Tuesday 2 June 2009

1985 Midge Ure: If I Was

I've always seen the post John Foxx Ultravox as the 'Alan Partridge' of the electronic movement, totally un-self aware in the bland pretension of their po-faced output. Perhaps not unexpectedly, Ure cracks open no new moulds for his debut solo single, quite the opposite in fact. 'If I Was' 'borrows' Queen's 'Radio Ga Ga' for its basic rhythm track and a walking in treacle version of Ultravox's own 'Hymn' for the chorus; there may be nothing new under the sun, but these lifts are blatant, not less through the Queen song being barely a year old. Put them all together and you have a low key plod built around an ascending chorus that's Ultravox in all but name.

Lyrically, it's torturous. Midge's lines are shoehorned into some Procrustean bed of rhyme to force them to scan, but they end up running as smoothly as a car with square wheels:"If I was a leader, on food of love from above I would feed her". And "If I was a poet, all my love in burning words I would show it". And "If I was her lover, her eyes in kisses I would cover". The Grammar Nazi's may want break out the arrest papers over the "If I was etc" when 'If I were' etc would more correct usage in this context too. But let's not go there.

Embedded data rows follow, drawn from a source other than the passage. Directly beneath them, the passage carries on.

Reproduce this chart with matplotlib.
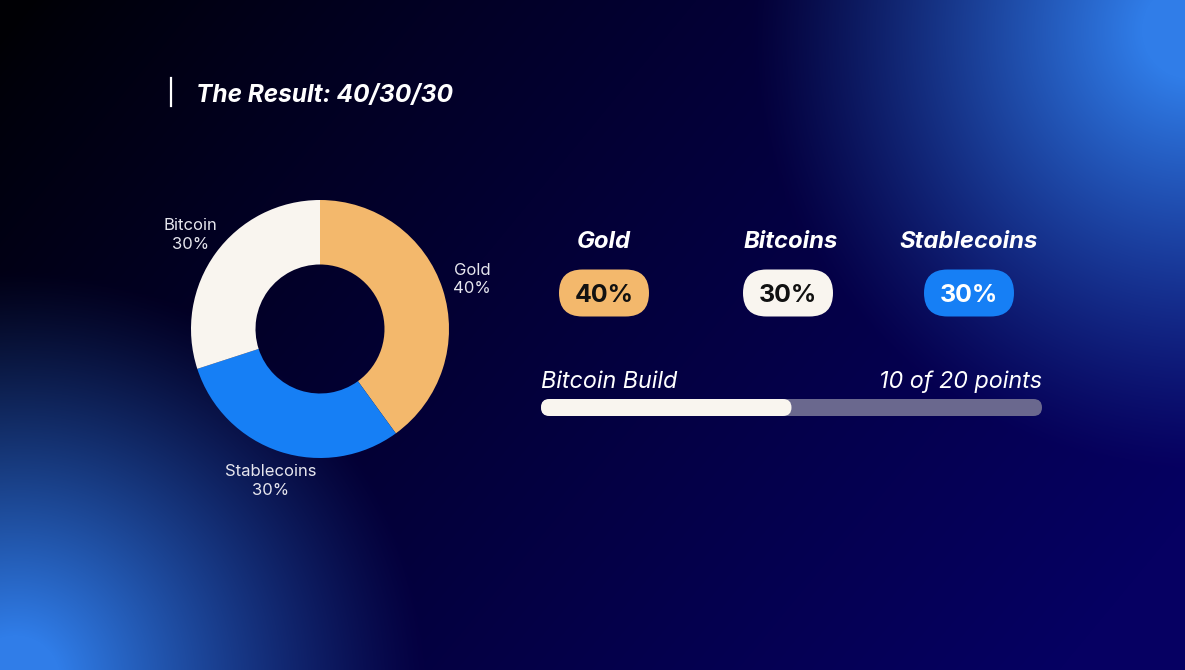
import numpy as np
import matplotlib
matplotlib.use("Agg")
import matplotlib.pyplot as plt
from matplotlib.patches import FancyBboxPatch

plt.rcParams['font.family'] = ['Inter', 'DejaVu Sans']

# data
title = "The Result: 40/30/30"
pie_labels = ["Gold", "Stablecoins", "Bitcoin"]
pie_shares = [40, 30, 30]
pie_colors = ["#f3b86c", "#167ff5", "#f9f5ef"]

pill_names = ["Gold", "Bitcoins", "Stablecoins"]
pill_values = [40, 30, 30]
pill_colors = ["#f3b86c", "#f9f5ef", "#167ff5"]
pill_text_colors = ["#111111", "#111111", "#ffffff"]

build_label = "Bitcoin Build"
build_points = 10
build_total = 20

W, H = 1185, 670
fig = plt.figure(figsize=(W / 100, H / 100), dpi=100)
ax = fig.add_axes([0, 0, 1, 1])

# background gradient with two blue glows
yy, xx = np.mgrid[0:H, 0:W].astype(float)
t = np.clip(0.75 * xx / W + 0.35 * yy / H - 0.02, 0, 1) ** 0.8
c0 = np.array([0, 0, 4]) / 255
c1 = np.array([6, 0, 98]) / 255
img = c0 * (1 - t[..., None]) + c1 * t[..., None]
glow = np.array([48, 125, 232]) / 255
for gx, gy, r, p in [(1190, 30, 440, 1.2), (15, 680, 410, 1.2)]:
    d = np.hypot(xx - gx, yy - gy)
    a = np.clip(1 - d / r, 0, 1) ** p
    a = np.clip(a * 1.15, 0, 1)
    img = img * (1 - a[..., None]) + glow * a[..., None]
ax.imshow(img, extent=(0, W, 0, H), origin="upper", zorder=0)

# donut
cx, cy, R = 320, H - 329, 129
wedges, texts = ax.pie(pie_shares, colors=pie_colors, startangle=90, counterclock=False,
                       radius=R, center=(cx, cy), labeldistance=1.24,
                       labels=[f"{l}\n{v}%" for l, v in zip(pie_labels, pie_shares)],
                       wedgeprops=dict(width=R * 0.5, linewidth=0),
                       textprops=dict(color="#e6e6ee", fontsize=12, linespacing=1.3))
for tx in texts:
    tx.set_ha("center")
    tx.set_va("center")

ax.set_xlim(0, W)
ax.set_ylim(0, H)
ax.set_aspect("equal")
ax.axis("off")

# title
ax.plot([171, 171], [H - 106, H - 78], color="white", lw=1.6, zorder=3)
ax.text(196, H - 102, title, color="white", fontsize=17.6, fontweight="bold",
        fontstyle="italic", va="baseline", ha="left")

# pills
pill_x = [604, 788, 969]
head_x = [604, 791, 969]
pw, ph = 90, 47
for i, name in enumerate(pill_names):
    ax.text(head_x[i], H - 248, name, color="white", fontsize=17.2, fontweight="bold",
            fontstyle="italic", ha="center", va="baseline")
    pcy = H - 293
    ax.add_patch(FancyBboxPatch((pill_x[i] - pw / 2, pcy - ph / 2), pw, ph,
                                boxstyle=f"round,pad=0,rounding_size={ph / 2}",
                                fc=pill_colors[i], ec="none", zorder=3))
    ax.text(pill_x[i], pcy - 9.5, f"{pill_values[i]}%", color=pill_text_colors[i],
            fontsize=18, fontweight="bold", ha="center", va="baseline", zorder=4)

# progress bar
bx0, bx1, by, bh = 541, 1042, H - 416, 17
ax.add_patch(FancyBboxPatch((bx0, by), bx1 - bx0, bh,
                            boxstyle=f"round,pad=0,rounding_size={bh / 2}",
                            fc="#6a688e", ec="none", zorder=3))
fill_w = (bx1 - bx0) * build_points / build_total
ax.add_patch(FancyBboxPatch((bx0, by), fill_w, bh,
                            boxstyle=f"round,pad=0,rounding_size={bh / 2}",
                            fc="#f9f5ef", ec="none", zorder=4))
ax.text(bx0, H - 388, build_label, color="white", fontsize=16.8, fontstyle="italic",
        ha="left", va="baseline")
ax.text(bx1, H - 388, f"{build_points} of {build_total} points", color="white",
        fontsize=16.8, fontstyle="italic", ha="right", va="baseline")

fig.savefig("out.png", dpi=100)
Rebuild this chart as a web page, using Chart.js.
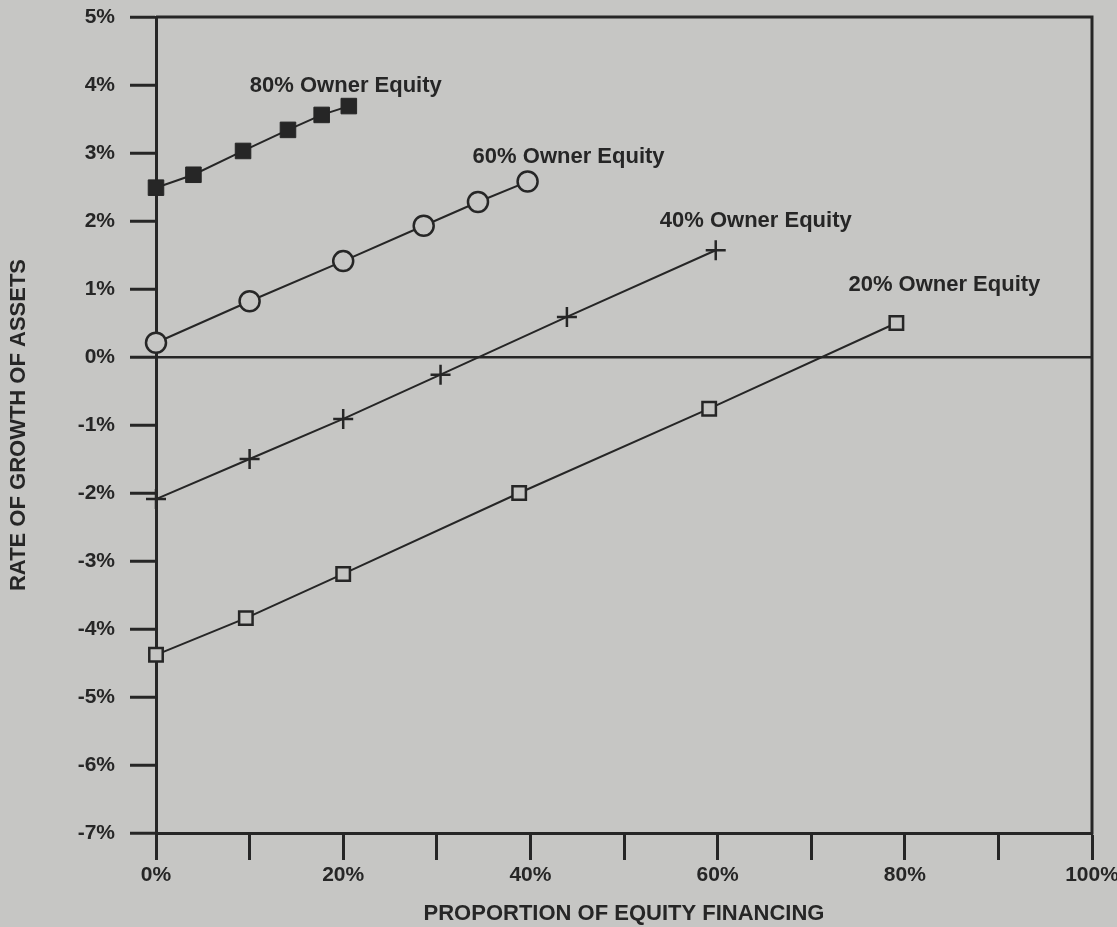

'If I Was' is an agreeable slice of middle aged angst aimed at those who like to sort out their worries and stress by reaching for the kettle rather than the razor blades. Unchallenging, unthreatening and unimaginative - there will always be a nodding audience for songs that seem to be making profound statements on the human condition. 'Real music' they like to smugly call it, but 'If I Was' is more Fraud than Freud in those stakes. Or should that be 'In stakes of those, more Fraud than Freud is 'If I Was'? Or should it be 'In stakes of those, more Fraud than Freud was 'If I Was'? Enough.